Jakarta: Akhir-akhir ini banyak sekali orang yang melakukan prank. Hal itu terkadang diunggah ke media sosial milik mereka. Tidak hanya orang dewasa, saat ini banyak pula anak-anak yang menjadi korban dari prank.
Menurut Novita Tandri, psikolog anak dan remaja, melakukan prank akan memberikan dampak negatif pada psikologis yang dialami oleh anak tersebut nantinya. Dampak psikologis tersebut diantaranya adalah:
Menjadi anak yang penuh kecemasan
“Prank atau menjahili anak dianggap menjadi hiburan bagi orang tua pada saat melihat ekspresinya. Namun, tanpa disadari kebiasaan prank ini dapat membuat diri anak tumbuh menjadi seorang pencemas," kata Novita.
Tanpa adanya prank saja, anak-anak generasi alpha sudah penuh kecemasan menghadapi masa depan yang semakin penuh ketidakpastian, ditakut-takuti orang tuanya dan terus membandingkan hidupnya dengan kehidupan orang lain yang mewah dan dianggap nyata di sosmed.
Hilangnya rasa percaya dan empati
Anak menjadi sulit percaya kepada orang lain karena orang tuanya saja tidak bisa dipercaya. Prank atau kejahilan dianggap lucu dan kemarahan serta frustasi anak dianggap sebagai hiburan. Kecerdasan emosi dan empati anak tidak akan pernah bisa terbentuk dengan baik.
“Mereka akan sulit untuk tahu apa yang baik dan tidak baik, karena mereka bingung melihat mengapa Papa Mama senang sekali dan tertawa terbahak-bahak pada saat dia marah, frustasi dan sedih. Apalagi kalau ditertawakan netizen di seluruh Indonesia?,” kata Novita.
(Novita mengatakan tanpa disadari kebiasaan prank ini dapat membuat diri anak tumbuh menjadi seorang pencemas. Foto: Ilustrasi. Dok. Freepik.com)
Anak menganggap dirinya sebagai korban
Orang tua yang sering melakukan prank kepada anak-anak akan menjadikan mereka berpikir bahwa mereka adalah korban atau obyek guyonan dan kebencian kepada pelaku prank.
Orang tua seharusnya melindungi anak-anak mereka, bukan menjadikan mereka bulan-bulanan, lelucon, obyek hiburan atau menakuti hingga memicu rasa takut. Sehingga menjadikan anak selalu mengganggap dirinya adalah obyek atau korban.

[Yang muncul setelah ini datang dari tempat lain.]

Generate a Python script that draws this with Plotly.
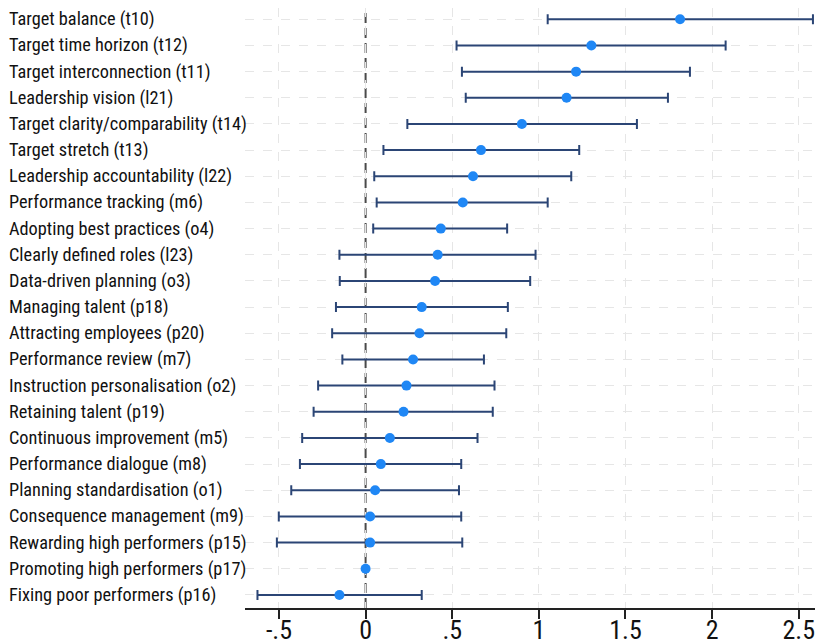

Trauma yang dibawa sampai tua
“Kebiasaan jahil atau prank yang dilakukan oleh orang tua ke anak juga dapat memicu rasa trauma hingga masa tuanya. Padahal tugas orang tua seharusnya dapat membuat anak merasa aman, nyaman, diterima dan penuh rasa percaya diri menghadapi dunia ini,” tambah Novita.
Trauma yang dirasakan oleh anak tak jarang dapat memunculkan rasa takut secara berlebihan. Bahkan, anak dapat memiliki gangguan tidur karena perasaan takutnya akan kejadian buruk yang dialaminya dapat terulang kembali sewaktu-waktu.

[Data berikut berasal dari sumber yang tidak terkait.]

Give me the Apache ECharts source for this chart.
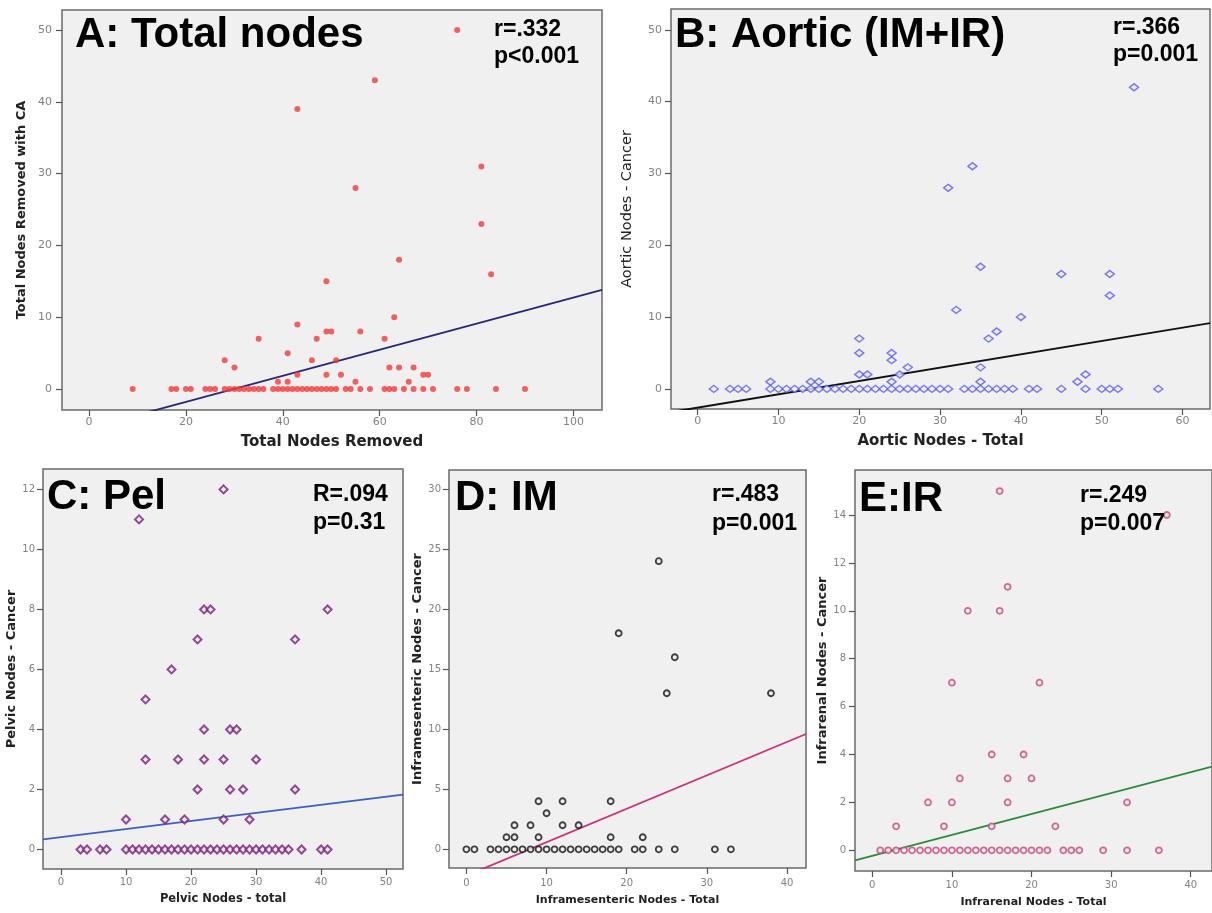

Anak tumbuh menjadi orang yang sensitif
Selain dapat memicu anak tumbuh menjadi seseorang yang sensitif dan mudah tersinggung, prank juga dapat menjadikannya berpikir dan menganggap bahwa orang lain dapat menjadi bahan lelucon.
Pada saat dewasa, anak akan selalu menganggap kalau prank termasuk perbuatan yang wajar atau anak akan berpikir kalau orang lain bisa dipermalukan di depan umum demi kepuasan diri sendiri. Dan, biasanya mereka akan meneruskannya lagi kepada anak-anaknya.